1. SQUEEZE MORE OUT OF WHAT YOU HAVE
A few years ago, my husband was abruptly downsized out of his job. With just a small amount of savings, we had to drastically cut our expenses to the bare necessities. We stopped all discretionary spending except for food of course, but I managed to reduce our food budget by 75%! Simply by planning menus, paying attention to grocery store sales, and visiting 3 different stores to get the best prices. Granted this takes a little bit of time, but it may be worth it.
One of the best financial gurus for helping the average Joe save money is Dave Ramsey. I highly, highly recommend his books, podcast, and classes. A few years ago I signed up for his Financial Peace workshop, and we used his “Complete Money Guide” for our textbook.
The basic takeaways are:
-Pay off smallest loans first.
-Tear up credit cards.
-Get rid of any recurring subscriptions.
-And use your checkbook or cash.
2. EARN MORE MONEY
If you are home with your kids, could you offer baby sitting services to other moms? Or moms-day-out? Can you sell possessions on Ebay? Could you go to yard sales on Saturday morning, buy up the bargains and resell them on Ebay? Can you sell crafts on Etsy? Can you have a yard sale? Can you offer tutoring services? Can you sell something you are reasonably good at – your gardening skills, your home decorating skills, your sewing skills, your knitting skills? With Facebook, it is easy to make others aware of the services you offer. You can also just email your friends and ask them to spread the word.
3. ASK FOR MONEY
Let everyone know that for your birthday and Christmas you’d love contributions to your start-up business, or ask for things that you’ll need to purchase.
4. SCALE UP
Start as small as you can to generate revenue with your business, plow all profits back into your business, and scale up when you have the money.

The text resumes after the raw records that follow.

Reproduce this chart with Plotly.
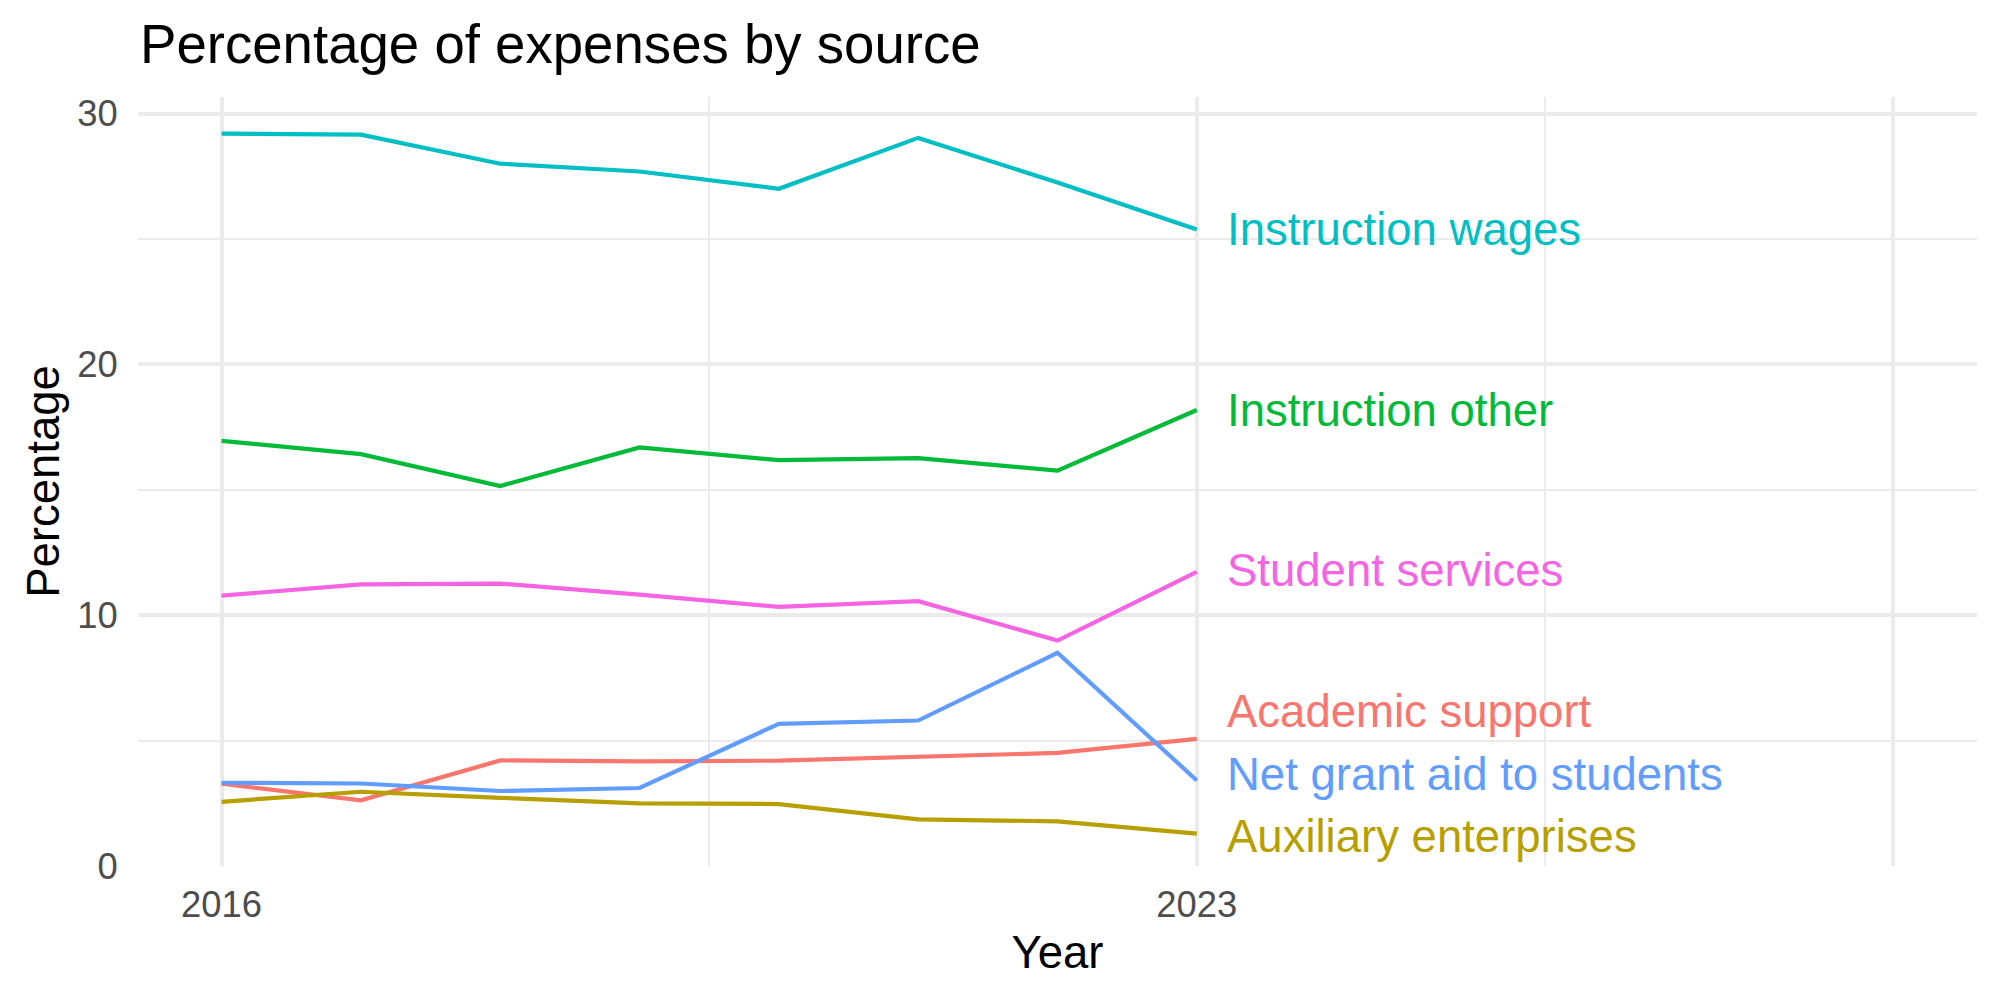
import plotly.graph_objects as go

years = [2016, 2017, 2018, 2019, 2020, 2021, 2022, 2023]

academic_support = [3.28, 2.62, 4.21, 4.17, 4.20, 4.37, 4.51, 5.07]
auxiliary_enterprises = [2.56, 2.96, 2.72, 2.50, 2.47, 1.86, 1.78, 1.29]
instruction_other = [16.95, 16.42, 15.15, 16.69, 16.18, 16.26, 15.76, 18.18]
instruction_wages = [29.20, 29.16, 28.00, 27.69, 27.00, 29.03, 27.25, 25.38]
net_grant_aid = [3.32, 3.29, 2.99, 3.11, 5.67, 5.80, 8.50, 3.41]
student_services = [10.78, 11.23, 11.26, 10.82, 10.33, 10.56, 8.99, 11.73]

series_names = ["Academic support", "Auxiliary enterprises", "Instruction other",
                "Instruction wages", "Net grant aid to students", "Student services"]
series_values = [academic_support, auxiliary_enterprises, instruction_other,
                 instruction_wages, net_grant_aid, student_services]
series_colors = ["#F8766D", "#B79F00", "#00BA38", "#00BFC4", "#619CFF", "#F564E3"]

# label positions (repelled near the 2023 end)
label_x = 2023.2
label_y = [6.15, 1.16, 18.18, 25.38, 3.65, 11.78]

x_tickvals = [2016, 2023, 2028]
x_ticktext = ["2016", "2023", ""]
x_minor = [2019.5, 2025.5]
y_tickvals = [0, 10, 20, 30]
y_minor = [5, 15, 25]

FONT = "Liberation Sans, Arial, Helvetica, sans-serif"

fig = go.Figure()
for name, vals, col in zip(series_names, series_values, series_colors):
    fig.add_trace(go.Scatter(x=years, y=vals, mode="lines", name=name,
                             line=dict(color=col, width=4.2), showlegend=False))

for name, ly, col in zip(series_names, label_y, series_colors):
    fig.add_annotation(x=label_x, y=ly, xref="x", yref="y", text=name,
                       showarrow=False, xanchor="left", yanchor="middle",
                       font=dict(family=FONT, size=45.5, color=col))

fig.update_layout(
    width=2000, height=1000,
    margin=dict(l=138, r=23, t=97, b=134),
    paper_bgcolor="white", plot_bgcolor="white",
    font=dict(family=FONT, color="black"),
    title=dict(text="Percentage of expenses by source", x=0.07, xref="container",
               xanchor="left", y=0.956, yref="container", yanchor="middle",
               font=dict(family=FONT, size=54.6, color="black")),
    xaxis=dict(range=[2015.4, 2028.6], tickmode="array", tickvals=x_tickvals,
               ticktext=x_ticktext, showgrid=True, gridcolor="#EBEBEB", gridwidth=4.4,
               zeroline=False, showline=False, ticks="outside", ticklen=6,
               tickcolor="rgba(0,0,0,0)",
               tickfont=dict(family=FONT, size=36.4, color="#4D4D4D"),
               minor=dict(tickmode="array", tickvals=x_minor, showgrid=True,
                          gridcolor="#EBEBEB", gridwidth=2.2, ticks=""),
               title=dict(text="Year", standoff=12,
                          font=dict(family=FONT, size=45.5, color="black"))),
    yaxis=dict(range=[0, 30.66], tickmode="array", tickvals=y_tickvals,
               showgrid=True, gridcolor="#EBEBEB", gridwidth=4.4,
               zeroline=False, showline=False, ticks="outside", ticklen=12,
               tickcolor="rgba(0,0,0,0)",
               tickfont=dict(family=FONT, size=36.4, color="#4D4D4D"),
               minor=dict(tickmode="array", tickvals=y_minor, showgrid=True,
                          gridcolor="#EBEBEB", gridwidth=2.2, ticks=""),
               title=dict(text="Percentage", standoff=3,
                          font=dict(family=FONT, size=45.5, color="black"))),
)

fig.write_html("out.html")
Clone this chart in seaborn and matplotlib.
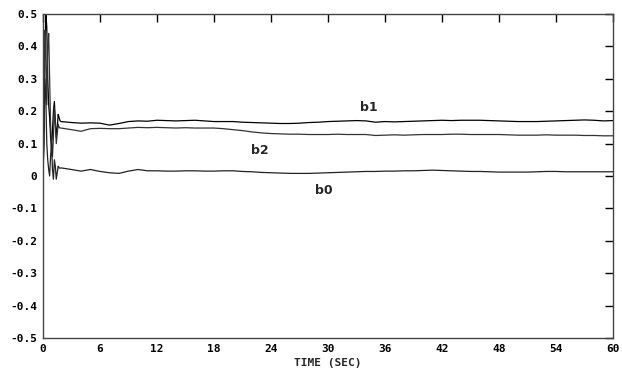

For example, if you want to start a photography business, you need at the very least an SLR camera, a decent lens, a computer. Even if your ultimate goal is to have a $3000 camera and two $2500 lenses, photographers have launched businesses with an SLR kit from Costco, which sells for between $800-$1200.
5. CHARGE IT
This is an option, but I personally don’t recommend it. It will just put additional pressure on you to generate revenue and will be a source of stress and negative energy if you can’t pay it off in a month or two. And I speak from experience here — I purchased a full-frame camera in my first year of my photography business and it took me months to pay that off.